Em Através das Oliveiras o autor observa à distância, mas não abdica de sua indagação. Ela se presentifica através da intriga narrativa, de aparência básica mas profunda empatia: conseguirá o protagonista alcançar o que necessita através daquilo que almeja? Se o terremoto dilacera a vida dos moradores de Koker, Kiarostami vem permear os seus vestígios. É na disposição deste olhar sensível que Através das Oliveiras se revela um dos filmes mais românticos; há pelo menos dois raccords da devoção apaixonada, inesperados golpes de fé inabalável capazes de trepidar um ceticismo convicto.

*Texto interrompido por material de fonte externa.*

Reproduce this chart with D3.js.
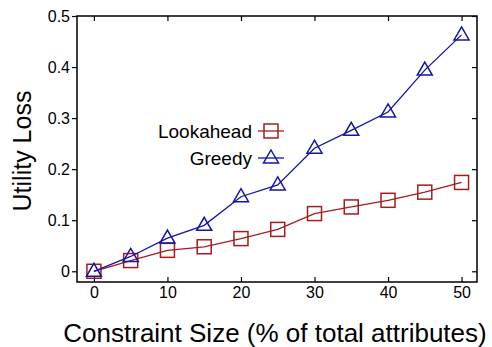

A conclusão do longa é pura epifania: o pontinho da figura de Hossein atravessa a superfície do quadro, sismografando sua esperança latente. Sentimento singelo e frágil como a rosa que conecta os personagens. ‘Sim’, ‘não’, ‘talvez’, enfim, qualquer resposta objetiva perante os questionamentos que Através das Oliveiras naturalmente suscita - tanto em sua narrativa quanto na experiência do espectador - é puro excesso de linguagem. Basta a imagem, bastam as possibilidades contidas naquele enquadramento final.
Espécie de representação do desdobramento da criação, a ‘trilogia Koker’ resulta da capacidade de enxergar e reconhecer os meandros que subjazem o funcionamento do mundo através da câmera, flagrando a relação dos humanos entre si e junto ao ambiente. Nos três filmes, os protagonistas percorrem longas e sinuosas trilhas inscritas na paisagem, as quais tornam-se vetores plásticos da própria imagem. Compreender este movimento de união, o qual se refere também ao limiar entre o fato e o ficcional, significa admitir a exatidão da distância devida para capturar uma verdade. Kiarostami reconhece que ser “realista” não é incrustar a câmera na matéria, nem persegui-la, mas abrir espaço para as forças coexistirem e então chocarem entre si (ou desviarem-se). O formalismo da técnica, por sua vez, necessita desses vãos para ganhar vida. As incertezas sobre “ação + reação” se resolvem através de uma essência que se torna, aos poucos, palpável pela evidência. Haverá continuidade após o desastre, seja ele individual ou coletivo. Essa esperança nega o alcance raso da demagogia e se manifesta audiovisualmente, de maneira poética.